Provided data:
* begin *
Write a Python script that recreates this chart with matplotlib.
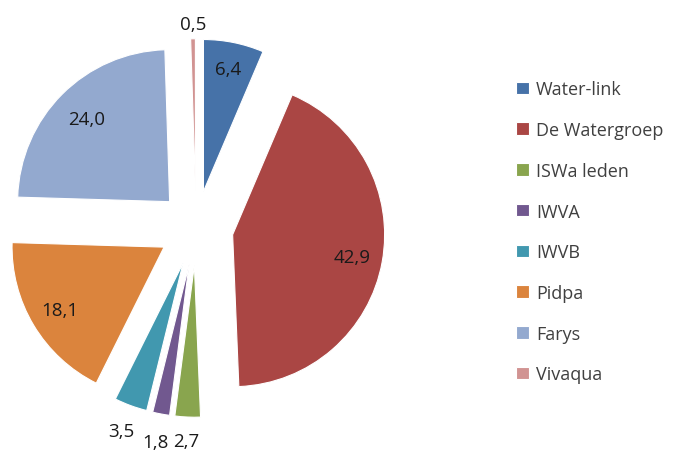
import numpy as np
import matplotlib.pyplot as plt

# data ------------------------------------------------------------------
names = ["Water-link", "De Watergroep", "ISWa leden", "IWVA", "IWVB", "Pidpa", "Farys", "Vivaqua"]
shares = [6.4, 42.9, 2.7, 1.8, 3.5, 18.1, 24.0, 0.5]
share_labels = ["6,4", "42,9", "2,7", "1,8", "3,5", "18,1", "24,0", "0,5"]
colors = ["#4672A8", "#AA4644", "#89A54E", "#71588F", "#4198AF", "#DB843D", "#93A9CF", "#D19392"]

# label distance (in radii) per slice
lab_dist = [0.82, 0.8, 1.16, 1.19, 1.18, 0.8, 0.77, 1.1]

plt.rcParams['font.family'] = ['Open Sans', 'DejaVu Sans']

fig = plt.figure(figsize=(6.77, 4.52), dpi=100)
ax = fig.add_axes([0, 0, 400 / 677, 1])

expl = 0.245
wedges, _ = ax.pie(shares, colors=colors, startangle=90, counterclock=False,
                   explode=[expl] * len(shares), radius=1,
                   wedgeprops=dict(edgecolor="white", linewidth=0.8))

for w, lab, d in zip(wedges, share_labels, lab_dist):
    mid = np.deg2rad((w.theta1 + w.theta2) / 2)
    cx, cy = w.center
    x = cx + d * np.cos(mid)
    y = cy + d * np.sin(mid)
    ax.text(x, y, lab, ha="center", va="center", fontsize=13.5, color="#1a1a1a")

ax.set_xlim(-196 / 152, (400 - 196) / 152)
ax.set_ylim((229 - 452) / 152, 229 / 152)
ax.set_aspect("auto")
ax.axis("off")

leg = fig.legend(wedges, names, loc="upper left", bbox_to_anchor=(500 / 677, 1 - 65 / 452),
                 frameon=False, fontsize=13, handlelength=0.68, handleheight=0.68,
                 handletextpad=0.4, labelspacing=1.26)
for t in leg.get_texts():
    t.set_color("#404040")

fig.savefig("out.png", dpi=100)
* end *
The request: Pictures stay out. Print the data exactly, from its first line through the line containing "import matplotlib.pyplot as plt".

Answer to the problem:
Write a Python script that recreates this chart with matplotlib.
import numpy as np
import matplotlib.pyplot as plt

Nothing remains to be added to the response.